How to find a partition $P_\epsilon$ such that $U(P_\epsilon,f)-L(P_\epsilon,f)<\epsilon$ for all $\epsilon>0$?
$L(P_\epsilon,f)=0$, so only need to consider $U(P_\epsilon,f)$.
Hint. A bounded function $f:[a,b]\to\mathbb R$ is Riemann integrable iff for every $\varepsilon>0$, here exists a partition $P$ of $[a,b]$, such that $$ U(f,P)-L(f,P)<\varepsilon. $$ In the case of this function $L(f,P)=0$, for all $P$ of $[0,1]$. Given an $\varepsilon>0$, we simply need to find a partition $P$ of $[0,1]$ for which $U(f,P)<\varepsilon$.
Clearly, there are only finitely many points $\{x_k\}$ in $[0,1]$, where $$ f(x_k)>\frac{\varepsilon}{2}. $$ Say $N=N(\varepsilon)$ such point. Simply take a partition, where all these $x_k$'s lie in very small subintervals $[t_{k_1},t_{k_2}]$, i.e., $$ t_{k_1}=x_k-\delta<x_k<x_k+\delta=t_{k_2}, $$ with $\delta<\varepsilon/2N$.

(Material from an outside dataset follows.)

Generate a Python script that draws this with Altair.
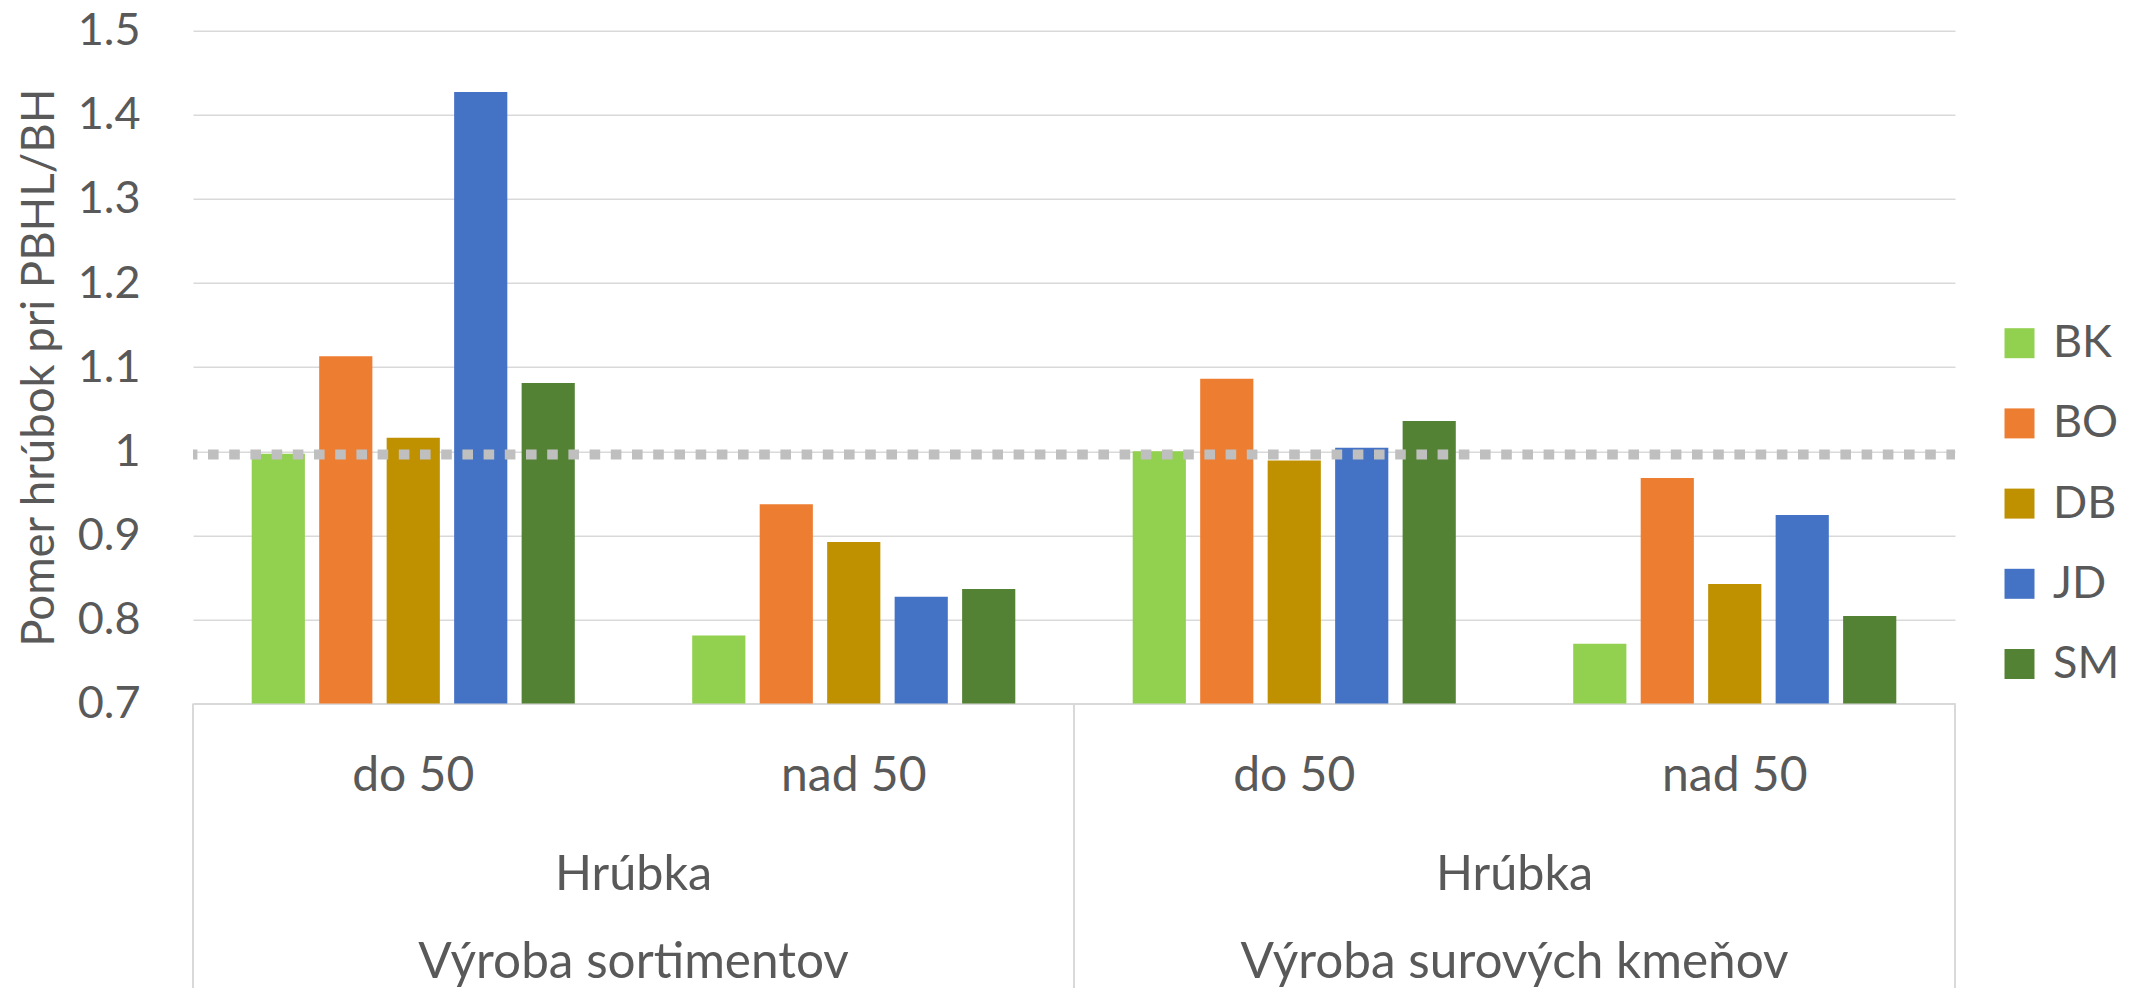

Then check that for this partition $U(f,P)<\varepsilon$.
You can avoid using any partition. Show that $f$ is continuous at the irrationals and discontinuous at all the rationals. Then $f$ is a function with countable number of discontinuities and hence is Riemann Integrable see this Proof that a function with a countable set of discontinuities is Riemann integrable without the notion of measure.
Take the intervals between the points in $\frac{1}{n!}ℤ ∩ [0..1]$. Any rational between $\frac{k}{n!}$ and $\frac{k+1}{n!}$ for any $k ∈ ℤ$ must have denominator greater than $n$ (you can expand any fraction with denominater $n$ or less to a fraction with denominator $n!$, so any such fraction is already in $\frac{1}{n!}ℤ$). This means that in each open interval between points in $\frac{1}{n!}ℤ∩[0..1]$, $\sup f$ is less than $1/n$.